## EXERCISE DIRECTIONS
Please reproduce exactly the lines between the line holding "Recreate this image as a Python" and the line holding "whisker_hi = [4.0, 30.0, 1.55, 6.3, 10.0, 10.0]", inclusive, leaving out any pictures.

Stored data entries:
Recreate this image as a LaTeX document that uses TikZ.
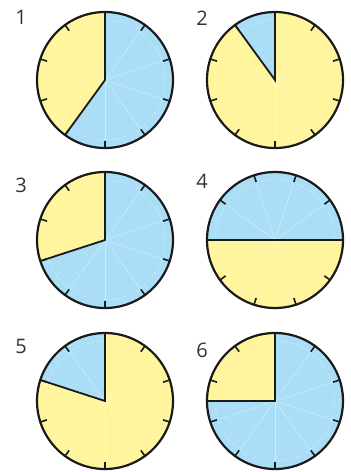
\documentclass[tikz,border=0pt]{standalone}
\usepackage{fontspec}
\setmainfont{Open Sans}
\usepackage{xcolor}
\usepackage{tikz}
\usetikzlibrary{calc}
\definecolor{dialblue}{HTML}{A9DEF6}
\definecolor{dialyellow}{HTML}{FFF59D}
\definecolor{ink}{HTML}{1A1A1A}
\definecolor{numgray}{HTML}{333333}
\tikzset{
  rim/.style={draw=ink,line width=2.2pt},
  cut/.style={draw=ink,line width=1.8pt,line join=miter},
  tick/.style={draw=ink,line width=1.6pt},
  faint/.style={draw=white,line width=0.5pt,opacity=0.45},
  dialnum/.style={font=\fontsize{20}{24}\selectfont,text=numgray,inner sep=0pt},
}
\begin{document}
\begin{tikzpicture}[x=1pt,y=1pt]
  \useasboundingbox (0,0) rectangle (351,-472);
  % i / centre / base colour / sector colour / sector from-to / tick offset / label
  \foreach \i/\cx/\cy/\bg/\fg/\a/\b/\rot/\lx/\ly in {
    1/105/80/dialblue/dialyellow/90/234/90/21/17,
    2/275/80/dialyellow/dialblue/90/126/90/202/18,
    3/105/240/dialblue/dialyellow/90/198/90/21/185,
    4/275/240/dialyellow/dialblue/0/180/108/202/181,
    5/105/401/dialyellow/dialblue/90/162/90/21/346,
    6/275/401/dialblue/dialyellow/90/180/90/202/350
  }{
    \coordinate (c\i) at (\cx,-\cy);
    \fill[\bg] (c\i) circle[radius=68];
    \fill[\fg] (c\i) -- ++(\a:68) arc[start angle=\a,end angle=\b,radius=68] -- cycle;
    % faint guide lines
    \draw[faint,dash pattern=on 3pt off 2pt] (c\i) circle[radius=60];
    \foreach \k in {0,...,9}{
      \draw[faint] (c\i) -- ++(\rot+36*\k:60);
    }
    \foreach \k in {0,...,9}{
      \draw[tick] ($(c\i)+(\rot+36*\k:61)$) -- ($(c\i)+(\rot+36*\k:68)$);
    }
    \draw[cut] ($(c\i)+(\a:68)$) -- (c\i) -- ($(c\i)+(\b:68)$);
    \draw[rim] (c\i) circle[radius=68];
    \node[dialnum] (lbl\i) at (\lx,-\ly) {\i};
  }
\end{tikzpicture}
\end{document}
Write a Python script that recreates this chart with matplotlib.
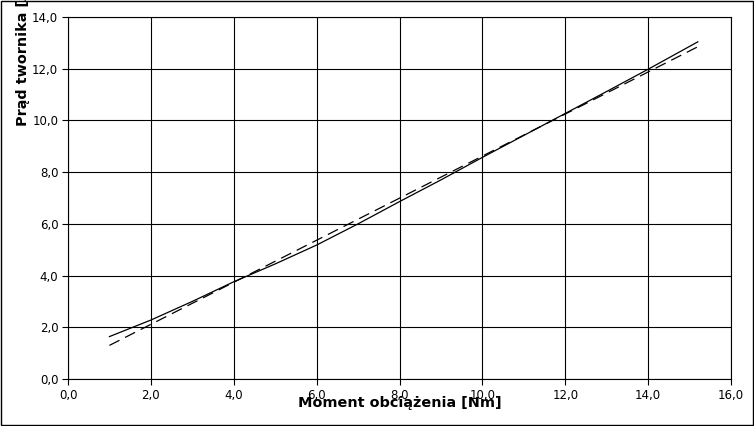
import matplotlib
matplotlib.use("Agg")
import matplotlib.pyplot as plt
from matplotlib.patches import Rectangle
from matplotlib.ticker import FuncFormatter, MultipleLocator

# measured armature current vs load torque
moment = [1.0, 2.0, 3.0, 4.0, 5.0, 6.0, 7.0, 8.0, 9.0, 10.0, 11.0, 12.0, 13.0, 14.0, 15.2]
prad = [1.64, 2.28, 3.0, 3.76, 4.45, 5.18, 6.0, 6.86, 7.7, 8.57, 9.42, 10.27, 11.12, 11.98, 13.04]

# linear approximation (dashed)
moment_fit = [1.0, 15.2]
prad_fit = [1.3, 12.85]

fig = plt.figure(figsize=(7.54, 4.26), dpi=100)
ax = fig.add_axes([68 / 754, 47 / 426, 663 / 754, 362 / 426])

ax.plot(moment, prad, color="black", lw=0.9)
ax.plot(moment_fit, prad_fit, color="black", lw=0.9, dashes=(9, 5))

ax.set_xlim(0, 16)
ax.set_ylim(0, 14)
ax.xaxis.set_major_locator(MultipleLocator(2))
ax.yaxis.set_major_locator(MultipleLocator(2))
fmt = FuncFormatter(lambda v, p: f"{v:.1f}".replace(".", ","))
ax.xaxis.set_major_formatter(fmt)
ax.yaxis.set_major_formatter(fmt)
ax.grid(True, color="black", lw=0.8)
ax.tick_params(direction="out", length=4, width=0.8, labelsize=8.5, pad=3)
for s in ax.spines.values():
    s.set_linewidth(0.8)

fig.text(399.5 / 754, 1 - 403 / 426, "Moment obciążenia [Nm]",
         ha="center", va="center", fontsize=10.4, fontweight="bold")
fig.text(23 / 754, 1 - 126 / 426, "Prąd twornika [A]", rotation=90,
         ha="center", va="bottom", fontsize=10.4, fontweight="bold")

fig.add_artist(Rectangle((0.5 / 754, 1.5 / 426), 752 / 754, 424 / 426,
                         transform=fig.transFigure, fill=False,
                         edgecolor="black", lw=1))

fig.savefig("out.png", dpi=100)
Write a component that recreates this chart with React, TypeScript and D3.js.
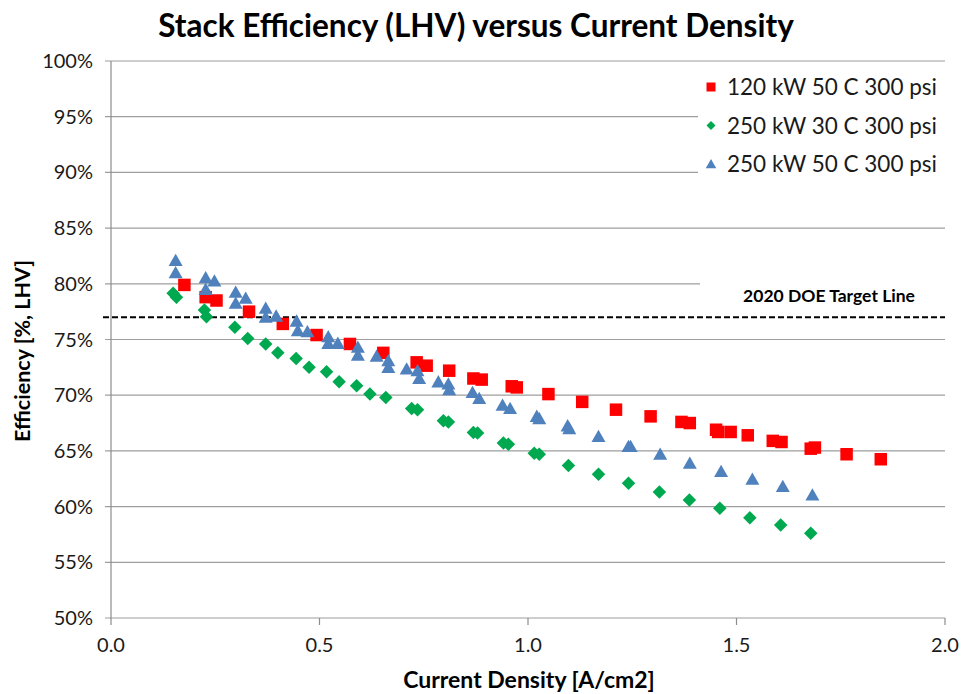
import React from "react";
import * as d3 from "d3";

const title = "Stack Efficiency (LHV) versus Current Density";
const xLabel = "Current Density [A/cm2]";
const yLabel = "Efficiency  [%, LHV]";
const targetLabel = "2020 DOE Target Line";
const targetValue = 77;

const xTicks = [0, 0.5, 1.0, 1.5, 2.0];
const yTicks = [50, 55, 60, 65, 70, 75, 80, 85, 90, 95, 100];

const seriesNames = ["120 kW 50 C 300 psi", "250 kW 30 C 300 psi", "250 kW 50 C 300 psi"];
const seriesColors = ["#FF0000", "#00A94F", "#4F81BD"];
const seriesShapes = ["square", "diamond", "triangle"];

const red120: [number, number][] = [
  [0.176, 79.9], [0.227, 78.8], [0.253, 78.5], [0.331, 77.5], [0.412, 76.4], [0.493, 75.4],
  [0.573, 74.6], [0.653, 73.8], [0.733, 72.95], [0.757, 72.65], [0.811, 72.2], [0.869, 71.5],
  [0.889, 71.4], [0.961, 70.8], [0.973, 70.7], [1.049, 70.1], [1.13, 69.4], [1.211, 68.7],
  [1.294, 68.1], [1.368, 67.6], [1.388, 67.5], [1.451, 66.9], [1.456, 66.7], [1.486, 66.7],
  [1.527, 66.4], [1.587, 65.9], [1.608, 65.8], [1.678, 65.2], [1.688, 65.3], [1.764, 64.7],
  [1.846, 64.25],
];

const green250_30: [number, number][] = [
  [0.149, 79.15], [0.157, 78.8], [0.224, 77.65], [0.229, 77.05], [0.297, 76.1], [0.328, 75.1],
  [0.371, 74.6], [0.4, 73.8], [0.444, 73.3], [0.475, 72.5], [0.517, 72.1], [0.547, 71.2],
  [0.589, 70.85], [0.621, 70.1], [0.659, 69.8], [0.721, 68.8], [0.735, 68.7], [0.797, 67.7],
  [0.809, 67.6], [0.869, 66.65], [0.879, 66.6], [0.941, 65.7], [0.953, 65.6], [1.015, 64.8],
  [1.027, 64.7], [1.097, 63.7], [1.169, 62.9], [1.241, 62.1], [1.315, 61.3], [1.387, 60.6],
  [1.46, 59.85], [1.532, 59.0], [1.606, 58.35], [1.678, 57.6],
];

const blue250_50: [number, number][] = [
  [0.155, 82.1], [0.155, 81.0], [0.227, 80.55], [0.227, 79.5], [0.248, 80.25], [0.299, 79.25],
  [0.299, 78.25], [0.323, 78.7], [0.371, 77.8], [0.371, 77.0], [0.396, 77.1], [0.445, 76.65],
  [0.448, 75.8], [0.471, 75.7], [0.521, 75.25], [0.521, 74.65], [0.544, 74.65], [0.592, 74.3],
  [0.592, 73.6], [0.637, 73.5], [0.665, 73.1], [0.665, 72.5], [0.709, 72.35], [0.735, 72.2],
  [0.739, 71.5], [0.785, 71.2], [0.809, 71.0], [0.811, 70.5], [0.867, 70.25], [0.883, 69.7],
  [0.939, 69.1], [0.957, 68.8], [1.021, 68.1], [1.027, 67.9], [1.095, 67.25], [1.099, 67.0],
  [1.169, 66.3], [1.241, 65.4], [1.246, 65.4], [1.317, 64.7], [1.388, 63.9], [1.463, 63.15],
  [1.538, 62.45], [1.611, 61.8], [1.682, 61.05],
];

const seriesData = [red120, green250_30, blue250_50];

const W = 963;
const H = 694;
const left = 111;
const right = 945;
const top = 61;
const bottom = 618;

const FONT = "Lato, 'Open Sans', sans-serif";

// symbol types where "size" is the full width of the marker in px
const widthDiamond = {
  draw(ctx: any, s: number) {
    const r = s / 2;
    ctx.moveTo(0, -r);
    ctx.lineTo(r, 0);
    ctx.lineTo(0, r);
    ctx.lineTo(-r, 0);
    ctx.closePath();
  },
};
const widthSquare = {
  draw(ctx: any, s: number) {
    const r = s / 2;
    ctx.rect(-r, -r, s, s);
  },
};
const widthTriangle = {
  draw(ctx: any, s: number) {
    const r = s / 2;
    const h = s * 0.88;
    ctx.moveTo(0, -h * 0.55);
    ctx.lineTo(r, h * 0.45);
    ctx.lineTo(-r, h * 0.45);
    ctx.closePath();
  },
};

function marker(shape: string, size: number) {
  const type = shape === "square" ? widthSquare : shape === "diamond" ? widthDiamond : widthTriangle;
  return d3.symbol(type as any, size)() || "";
}

export default function App() {
  const x = d3.scaleLinear().domain([0, 2]).range([left, right]);
  const y = d3.scaleLinear().domain([50, 100]).range([bottom, top]);
  const sizes = [12.5, 13.5, 14];
  const legendSizes = [9, 9, 10.5];

  return (
    <svg width={W} height={H} style={{ position: "absolute", left: 0, top: 0, background: "#fff" }}>
      <rect x={0} y={0} width={W} height={H} fill="#fff" />
      <text x={476} y={37} textAnchor="middle" fontFamily={FONT} fontWeight="bold" fontSize={31.5} fill="#000">
        {title}
      </text>

      {/* gridlines */}
      {yTicks.map((t) => (
        <line key={"g" + t} x1={x(0) - 6} x2={right} y1={y(t)} y2={y(t)} stroke="#9E9E9E" strokeWidth={1.2} />
      ))}
      {/* axes */}
      <line x1={x(0)} x2={x(0)} y1={top} y2={bottom} stroke="#8C8C8C" strokeWidth={1.2} />
      {xTicks.map((t) => (
        <line key={"xt" + t} x1={x(t)} x2={x(t)} y1={bottom} y2={bottom + 7} stroke="#8C8C8C" strokeWidth={1.2} />
      ))}

      {/* legend box and target label box covering gridlines */}
      <rect x={698} y={64} width={248} height={118} fill="#fff" />
      <rect x={700} y={278} width={246} height={28} fill="#fff" />

      {/* target line */}
      <line x1={x(0) - 8} x2={right} y1={y(targetValue)} y2={y(targetValue)} stroke="#000" strokeWidth={2} strokeDasharray="6,3" />
      <text x={829} y={302} textAnchor="middle" fontFamily={FONT} fontWeight="bold" fontSize={17.5} fill="#000">
        {targetLabel}
      </text>

      {/* tick labels */}
      {yTicks.map((t) => (
        <text key={"yl" + t} x={93} y={y(t) + 7} textAnchor="end" fontFamily={FONT} fontSize={20} fill="#1a1a1a">
          {t + "%"}
        </text>
      ))}
      {xTicks.map((t) => (
        <text key={"xl" + t} x={x(t)} y={652} textAnchor="middle" fontFamily={FONT} fontSize={20} fill="#1a1a1a">
          {d3.format(".1f")(t)}
        </text>
      ))}

      {/* axis titles */}
      <text x={529} y={688} textAnchor="middle" fontFamily={FONT} fontWeight="bold" fontSize={23} fill="#000">
        {xLabel}
      </text>
      <text transform={`translate(30,351) rotate(-90)`} textAnchor="middle" fontFamily={FONT} fontWeight="bold" fontSize={21.5} fill="#000">
        {yLabel}
      </text>

      {/* data */}
      {seriesData.map((series, si) => (
        <g key={"s" + si} fill={seriesColors[si]}>
          {series.map((d, i) => (
            <path key={i} d={marker(seriesShapes[si], sizes[si])} transform={`translate(${x(d[0])},${y(d[1])})`} />
          ))}
        </g>
      ))}

      {/* legend */}
      {seriesNames.map((n, i) => (
        <g key={"lg" + i} transform={`translate(0,${87 + i * 38.5})`}>
          <path d={marker(seriesShapes[i], legendSizes[i])} transform={`translate(711,0)`} fill={seriesColors[i]} />
          <text x={727} y={8} fontFamily={FONT} fontSize={22.5} fill="#1a1a1a">
            {n}
          </text>
        </g>
      ))}
    </svg>
  );
}
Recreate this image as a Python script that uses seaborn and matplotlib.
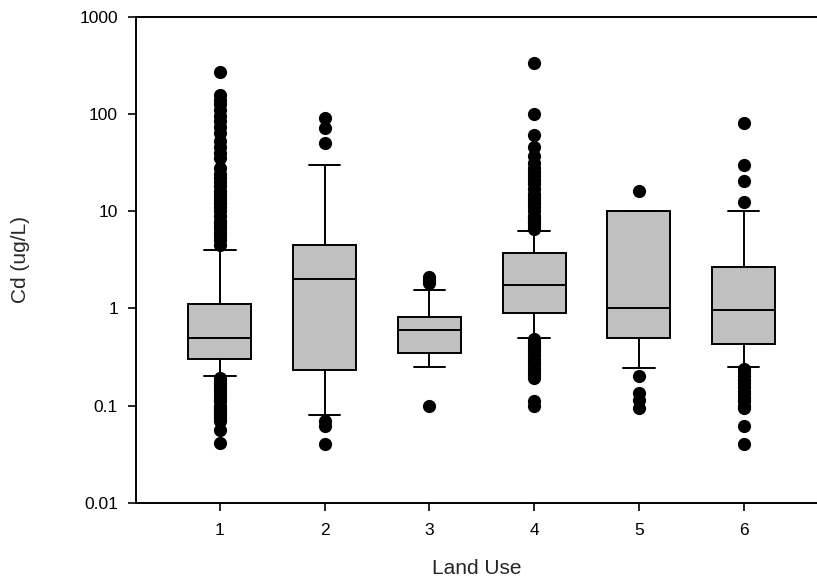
import pandas as pd
import numpy as np
import seaborn as sns
import matplotlib.pyplot as plt
from matplotlib.ticker import FixedLocator, NullLocator, FuncFormatter

sns.set_style("ticks")
plt.rcParams['font.family'] = ['Liberation Sans', 'DejaVu Sans']

land_use = ['1', '2', '3', '4', '5', '6']

# five number summary per land use: lower whisker, q1, median, q3, upper whisker
whisker_lo = [0.2, 0.08, 0.25, 0.5, 0.245, 0.25]
q1 = [0.3, 0.23, 0.345, 0.89, 0.5, 0.43]
median = [0.5, 2.0, 0.6, 1.75, 1.0, 0.95]
q3 = [1.1, 4.5, 0.82, 3.7, 10.0, 2.65]
whisker_hi = [4.0, 30.0, 1.55, 6.3, 10.0, 10.0]

# points outside the whiskers
out_1 = [4.5, 5, 5.5, 6, 6.5, 7, 7.5, 8, 9, 10, 11, 12, 13, 14, 15, 16, 18, 20, 22, 24,
         28, 35, 40, 46, 52, 63, 73, 85, 94, 109, 125, 139, 156, 270,
         0.19, 0.18, 0.17, 0.16, 0.15, 0.14, 0.13, 0.12, 0.11, 0.1, 0.095, 0.09,
         0.085, 0.08, 0.075, 0.07, 0.056, 0.041]
out_2 = [90, 71, 50, 0.07, 0.062, 0.04]
out_3 = [2.1, 1.95, 1.8, 0.1]
out_4 = [6.6, 7, 7.5, 8, 8.5, 9, 10, 11, 12, 13, 14, 15, 17, 19, 21, 23, 25, 28, 31, 37, 46,
         61, 100, 330,
         0.48, 0.45, 0.42, 0.39, 0.36, 0.33, 0.3, 0.28, 0.26, 0.24, 0.22, 0.2, 0.19,
         0.11, 0.1]
out_5 = [16, 0.2, 0.135, 0.114, 0.094]
out_6 = [80, 30, 20.5, 12.3,
         0.24, 0.22, 0.2, 0.185, 0.17, 0.155, 0.14, 0.13, 0.12, 0.11, 0.1, 0.094, 0.061, 0.04]
outliers = [out_1, out_2, out_3, out_4, out_5, out_6]

box_rows = []
for i, lu in enumerate(land_use):
    for v in [whisker_lo[i], q1[i], median[i], q3[i], whisker_hi[i]]:
        box_rows.append({'Land Use': lu, 'Cd': v})
boxDF = pd.DataFrame(box_rows)

out_rows = []
for lu, vals in zip(land_use, outliers):
    for v in vals:
        out_rows.append({'Land Use': lu, 'Cd': v})
outDF = pd.DataFrame(out_rows)

fig = plt.figure(figsize=(8.17, 5.83), dpi=100)
ax = fig.add_axes([0.1665, 0.1377, 0.8335, 0.8337])

sns.boxplot(data=boxDF, x='Land Use', y='Cd', order=land_use, whis=(0, 100),
            showfliers=False, width=0.6, color='#c0c0c0', linecolor='black',
            linewidth=1.4, saturation=1, log_scale=True, ax=ax)
sns.stripplot(data=outDF, x='Land Use', y='Cd', order=land_use, jitter=False,
              color='black', size=9.5, linewidth=0, ax=ax, zorder=3)

ax.set_ylim(0.01, 1000)
ax.set_xlim(-0.8, 5.7)
ax.yaxis.set_major_locator(FixedLocator([0.01, 0.1, 1, 10, 100, 1000]))
ax.yaxis.set_minor_locator(NullLocator())
ax.yaxis.set_major_formatter(FuncFormatter(lambda v, p: '%g' % v))

for s in ['left', 'bottom', 'top']:
    ax.spines[s].set_linewidth(1.4)
    ax.spines[s].set_color('black')
ax.spines['right'].set_visible(False)

ax.tick_params(axis='both', direction='out', width=1.2, color='black',
               labelsize=12.5, labelcolor='black')
ax.tick_params(axis='y', length=6, pad=7)
ax.tick_params(axis='x', length=5.5, pad=9)

ax.set_xlabel('Land Use', fontsize=15)
ax.set_ylabel('Cd (ug/L)', fontsize=15)
ax.xaxis.set_label_coords(0.5, -0.115)
ax.yaxis.set_label_coords(-0.156, 0.5)

fig.savefig('out.png', dpi=100)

## RESPONSE TO THIS EXERCISE
Recreate this image as a Python script that uses seaborn and matplotlib.
import pandas as pd
import numpy as np
import seaborn as sns
import matplotlib.pyplot as plt
from matplotlib.ticker import FixedLocator, NullLocator, FuncFormatter

sns.set_style("ticks")
plt.rcParams['font.family'] = ['Liberation Sans', 'DejaVu Sans']

land_use = ['1', '2', '3', '4', '5', '6']

# five number summary per land use: lower whisker, q1, median, q3, upper whisker
whisker_lo = [0.2, 0.08, 0.25, 0.5, 0.245, 0.25]
q1 = [0.3, 0.23, 0.345, 0.89, 0.5, 0.43]
median = [0.5, 2.0, 0.6, 1.75, 1.0, 0.95]
q3 = [1.1, 4.5, 0.82, 3.7, 10.0, 2.65]
whisker_hi = [4.0, 30.0, 1.55, 6.3, 10.0, 10.0]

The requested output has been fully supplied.